- **Task prompt**:
Copy the data that follows exactly. Include no pictures.

_ _ _

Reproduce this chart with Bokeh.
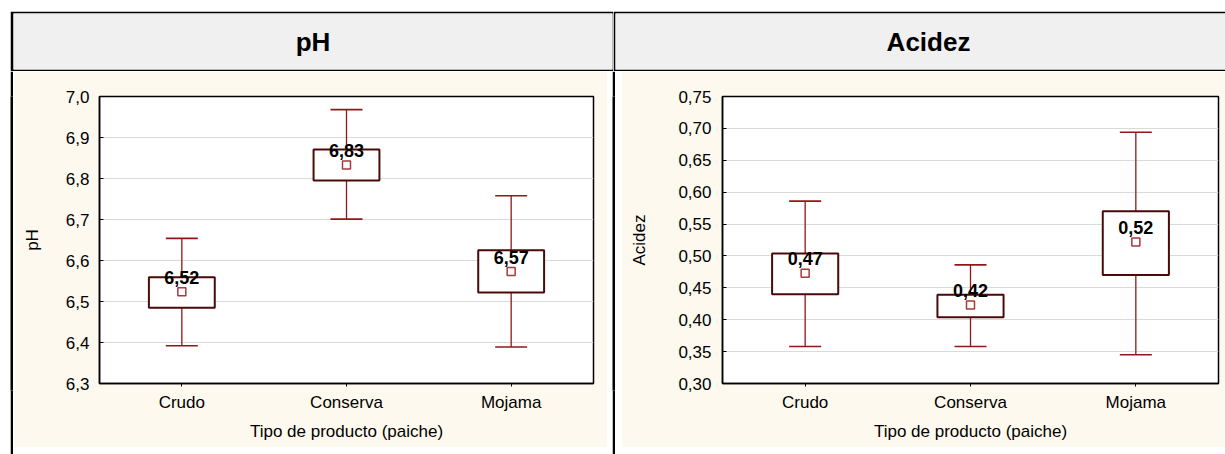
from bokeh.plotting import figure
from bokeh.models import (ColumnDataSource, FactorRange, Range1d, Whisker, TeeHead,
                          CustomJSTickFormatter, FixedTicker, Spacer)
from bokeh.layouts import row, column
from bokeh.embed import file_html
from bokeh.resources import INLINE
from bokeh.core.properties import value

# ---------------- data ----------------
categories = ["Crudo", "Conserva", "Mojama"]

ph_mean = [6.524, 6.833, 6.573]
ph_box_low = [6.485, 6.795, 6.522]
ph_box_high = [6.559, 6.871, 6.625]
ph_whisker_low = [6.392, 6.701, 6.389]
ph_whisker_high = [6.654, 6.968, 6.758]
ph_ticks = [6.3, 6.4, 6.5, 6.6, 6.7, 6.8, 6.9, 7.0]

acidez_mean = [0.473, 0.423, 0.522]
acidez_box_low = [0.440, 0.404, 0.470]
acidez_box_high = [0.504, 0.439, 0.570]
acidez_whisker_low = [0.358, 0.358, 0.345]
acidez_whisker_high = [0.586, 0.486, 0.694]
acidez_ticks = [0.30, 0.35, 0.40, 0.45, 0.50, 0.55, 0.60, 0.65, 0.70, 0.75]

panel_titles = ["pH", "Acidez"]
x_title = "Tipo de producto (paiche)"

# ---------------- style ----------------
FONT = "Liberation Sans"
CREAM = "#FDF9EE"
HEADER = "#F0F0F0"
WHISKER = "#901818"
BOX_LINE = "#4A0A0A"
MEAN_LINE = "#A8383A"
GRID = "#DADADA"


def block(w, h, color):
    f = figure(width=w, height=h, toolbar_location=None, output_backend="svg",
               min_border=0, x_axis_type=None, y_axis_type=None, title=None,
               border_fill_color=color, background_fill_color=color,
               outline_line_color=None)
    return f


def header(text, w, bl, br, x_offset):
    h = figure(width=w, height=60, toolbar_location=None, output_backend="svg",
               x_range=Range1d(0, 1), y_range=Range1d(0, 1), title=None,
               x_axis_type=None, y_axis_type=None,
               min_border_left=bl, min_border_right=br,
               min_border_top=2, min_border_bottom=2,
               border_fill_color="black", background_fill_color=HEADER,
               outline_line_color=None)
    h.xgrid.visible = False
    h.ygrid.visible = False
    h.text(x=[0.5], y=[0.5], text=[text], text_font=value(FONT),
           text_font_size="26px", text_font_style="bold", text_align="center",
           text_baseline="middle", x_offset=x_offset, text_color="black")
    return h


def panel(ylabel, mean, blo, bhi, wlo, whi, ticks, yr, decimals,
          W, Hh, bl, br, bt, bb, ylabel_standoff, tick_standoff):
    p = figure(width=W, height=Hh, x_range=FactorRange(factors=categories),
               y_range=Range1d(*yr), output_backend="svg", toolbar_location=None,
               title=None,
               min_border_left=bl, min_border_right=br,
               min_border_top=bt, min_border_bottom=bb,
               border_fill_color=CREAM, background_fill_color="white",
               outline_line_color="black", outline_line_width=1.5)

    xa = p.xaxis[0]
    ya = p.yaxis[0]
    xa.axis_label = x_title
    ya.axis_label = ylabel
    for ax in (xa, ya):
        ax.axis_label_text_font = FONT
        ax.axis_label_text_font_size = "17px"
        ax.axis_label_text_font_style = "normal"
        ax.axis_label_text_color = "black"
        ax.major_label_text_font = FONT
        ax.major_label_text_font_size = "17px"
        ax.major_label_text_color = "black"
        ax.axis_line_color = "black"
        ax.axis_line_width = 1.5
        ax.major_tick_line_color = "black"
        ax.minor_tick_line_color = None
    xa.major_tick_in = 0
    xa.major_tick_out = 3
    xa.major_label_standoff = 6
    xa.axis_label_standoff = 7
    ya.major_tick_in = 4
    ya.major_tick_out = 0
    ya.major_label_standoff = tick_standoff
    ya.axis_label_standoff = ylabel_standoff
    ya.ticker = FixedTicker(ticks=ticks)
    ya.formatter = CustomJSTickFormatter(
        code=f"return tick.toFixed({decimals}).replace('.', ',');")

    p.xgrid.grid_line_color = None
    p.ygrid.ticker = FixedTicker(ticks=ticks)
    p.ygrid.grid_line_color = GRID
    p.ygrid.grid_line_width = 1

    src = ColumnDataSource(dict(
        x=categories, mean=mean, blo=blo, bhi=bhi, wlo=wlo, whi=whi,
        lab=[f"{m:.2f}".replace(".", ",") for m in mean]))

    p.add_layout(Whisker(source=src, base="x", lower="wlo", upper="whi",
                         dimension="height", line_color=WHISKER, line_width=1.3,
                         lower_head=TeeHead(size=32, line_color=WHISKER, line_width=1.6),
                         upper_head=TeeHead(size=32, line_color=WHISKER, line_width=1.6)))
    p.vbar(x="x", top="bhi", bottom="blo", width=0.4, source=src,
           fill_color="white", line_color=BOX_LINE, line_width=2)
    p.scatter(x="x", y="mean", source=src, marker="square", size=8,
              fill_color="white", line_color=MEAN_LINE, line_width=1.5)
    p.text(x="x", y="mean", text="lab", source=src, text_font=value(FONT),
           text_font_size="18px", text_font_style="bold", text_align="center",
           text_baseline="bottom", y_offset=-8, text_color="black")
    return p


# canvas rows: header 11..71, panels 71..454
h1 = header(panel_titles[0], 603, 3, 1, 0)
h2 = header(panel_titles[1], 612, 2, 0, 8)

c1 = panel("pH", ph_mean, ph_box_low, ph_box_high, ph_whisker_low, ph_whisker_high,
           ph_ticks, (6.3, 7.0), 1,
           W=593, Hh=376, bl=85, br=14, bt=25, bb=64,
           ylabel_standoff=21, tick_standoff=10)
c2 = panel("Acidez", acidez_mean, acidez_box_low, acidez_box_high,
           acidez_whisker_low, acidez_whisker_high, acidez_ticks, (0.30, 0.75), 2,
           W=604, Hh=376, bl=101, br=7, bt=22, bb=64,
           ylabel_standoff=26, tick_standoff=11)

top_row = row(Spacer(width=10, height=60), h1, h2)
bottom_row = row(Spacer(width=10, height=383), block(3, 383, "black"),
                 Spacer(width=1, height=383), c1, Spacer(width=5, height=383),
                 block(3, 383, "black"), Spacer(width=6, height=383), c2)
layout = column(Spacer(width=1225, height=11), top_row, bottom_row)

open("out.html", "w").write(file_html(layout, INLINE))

_ _ _

- **Final result**:
Reproduce this chart with Bokeh.
from bokeh.plotting import figure
from bokeh.models import (ColumnDataSource, FactorRange, Range1d, Whisker, TeeHead,
                          CustomJSTickFormatter, FixedTicker, Spacer)
from bokeh.layouts import row, column
from bokeh.embed import file_html
from bokeh.resources import INLINE
from bokeh.core.properties import value

# ---------------- data ----------------
categories = ["Crudo", "Conserva", "Mojama"]

ph_mean = [6.524, 6.833, 6.573]
ph_box_low = [6.485, 6.795, 6.522]
ph_box_high = [6.559, 6.871, 6.625]
ph_whisker_low = [6.392, 6.701, 6.389]
ph_whisker_high = [6.654, 6.968, 6.758]
ph_ticks = [6.3, 6.4, 6.5, 6.6, 6.7, 6.8, 6.9, 7.0]

acidez_mean = [0.473, 0.423, 0.522]
acidez_box_low = [0.440, 0.404, 0.470]
acidez_box_high = [0.504, 0.439, 0.570]
acidez_whisker_low = [0.358, 0.358, 0.345]
acidez_whisker_high = [0.586, 0.486, 0.694]
acidez_ticks = [0.30, 0.35, 0.40, 0.45, 0.50, 0.55, 0.60, 0.65, 0.70, 0.75]

panel_titles = ["pH", "Acidez"]
x_title = "Tipo de producto (paiche)"

# ---------------- style ----------------
FONT = "Liberation Sans"
CREAM = "#FDF9EE"
HEADER = "#F0F0F0"
WHISKER = "#901818"
BOX_LINE = "#4A0A0A"
MEAN_LINE = "#A8383A"
GRID = "#DADADA"


def block(w, h, color):
    f = figure(width=w, height=h, toolbar_location=None, output_backend="svg",
               min_border=0, x_axis_type=None, y_axis_type=None, title=None,
               border_fill_color=color, background_fill_color=color,
               outline_line_color=None)
    return f


def header(text, w, bl, br, x_offset):
    h = figure(width=w, height=60, toolbar_location=None, output_backend="svg",
               x_range=Range1d(0, 1), y_range=Range1d(0, 1), title=None,
               x_axis_type=None, y_axis_type=None,
               min_border_left=bl, min_border_right=br,
               min_border_top=2, min_border_bottom=2,
               border_fill_color="black", background_fill_color=HEADER,
               outline_line_color=None)
    h.xgrid.visible = False
    h.ygrid.visible = False
    h.text(x=[0.5], y=[0.5], text=[text], text_font=value(FONT),
           text_font_size="26px", text_font_style="bold", text_align="center",
           text_baseline="middle", x_offset=x_offset, text_color="black")
    return h


def panel(ylabel, mean, blo, bhi, wlo, whi, ticks, yr, decimals,
          W, Hh, bl, br, bt, bb, ylabel_standoff, tick_standoff):
    p = figure(width=W, height=Hh, x_range=FactorRange(factors=categories),
               y_range=Range1d(*yr), output_backend="svg", toolbar_location=None,
               title=None,
               min_border_left=bl, min_border_right=br,
               min_border_top=bt, min_border_bottom=bb,
               border_fill_color=CREAM, background_fill_color="white",
               outline_line_color="black", outline_line_width=1.5)

    xa = p.xaxis[0]
    ya = p.yaxis[0]
    xa.axis_label = x_title
    ya.axis_label = ylabel
    for ax in (xa, ya):
        ax.axis_label_text_font = FONT
        ax.axis_label_text_font_size = "17px"
        ax.axis_label_text_font_style = "normal"
        ax.axis_label_text_color = "black"
        ax.major_label_text_font = FONT
        ax.major_label_text_font_size = "17px"
        ax.major_label_text_color = "black"
        ax.axis_line_color = "black"
        ax.axis_line_width = 1.5
        ax.major_tick_line_color = "black"
        ax.minor_tick_line_color = None
    xa.major_tick_in = 0
    xa.major_tick_out = 3
    xa.major_label_standoff = 6
    xa.axis_label_standoff = 7
    ya.major_tick_in = 4
    ya.major_tick_out = 0
    ya.major_label_standoff = tick_standoff
    ya.axis_label_standoff = ylabel_standoff
    ya.ticker = FixedTicker(ticks=ticks)
    ya.formatter = CustomJSTickFormatter(
        code=f"return tick.toFixed({decimals}).replace('.', ',');")

    p.xgrid.grid_line_color = None
    p.ygrid.ticker = FixedTicker(ticks=ticks)
    p.ygrid.grid_line_color = GRID
    p.ygrid.grid_line_width = 1

    src = ColumnDataSource(dict(
        x=categories, mean=mean, blo=blo, bhi=bhi, wlo=wlo, whi=whi,
        lab=[f"{m:.2f}".replace(".", ",") for m in mean]))

    p.add_layout(Whisker(source=src, base="x", lower="wlo", upper="whi",
                         dimension="height", line_color=WHISKER, line_width=1.3,
                         lower_head=TeeHead(size=32, line_color=WHISKER, line_width=1.6),
                         upper_head=TeeHead(size=32, line_color=WHISKER, line_width=1.6)))
    p.vbar(x="x", top="bhi", bottom="blo", width=0.4, source=src,
           fill_color="white", line_color=BOX_LINE, line_width=2)
    p.scatter(x="x", y="mean", source=src, marker="square", size=8,
              fill_color="white", line_color=MEAN_LINE, line_width=1.5)
    p.text(x="x", y="mean", text="lab", source=src, text_font=value(FONT),
           text_font_size="18px", text_font_style="bold", text_align="center",
           text_baseline="bottom", y_offset=-8, text_color="black")
    return p


# canvas rows: header 11..71, panels 71..454
h1 = header(panel_titles[0], 603, 3, 1, 0)
h2 = header(panel_titles[1], 612, 2, 0, 8)

c1 = panel("pH", ph_mean, ph_box_low, ph_box_high, ph_whisker_low, ph_whisker_high,
           ph_ticks, (6.3, 7.0), 1,
           W=593, Hh=376, bl=85, br=14, bt=25, bb=64,
           ylabel_standoff=21, tick_standoff=10)
c2 = panel("Acidez", acidez_mean, acidez_box_low, acidez_box_high,
           acidez_whisker_low, acidez_whisker_high, acidez_ticks, (0.30, 0.75), 2,
           W=604, Hh=376, bl=101, br=7, bt=22, bb=64,
           ylabel_standoff=26, tick_standoff=11)

top_row = row(Spacer(width=10, height=60), h1, h2)
bottom_row = row(Spacer(width=10, height=383), block(3, 383, "black"),
                 Spacer(width=1, height=383), c1, Spacer(width=5, height=383),
                 block(3, 383, "black"), Spacer(width=6, height=383), c2)
layout = column(Spacer(width=1225, height=11), top_row, bottom_row)

open("out.html", "w").write(file_html(layout, INLINE))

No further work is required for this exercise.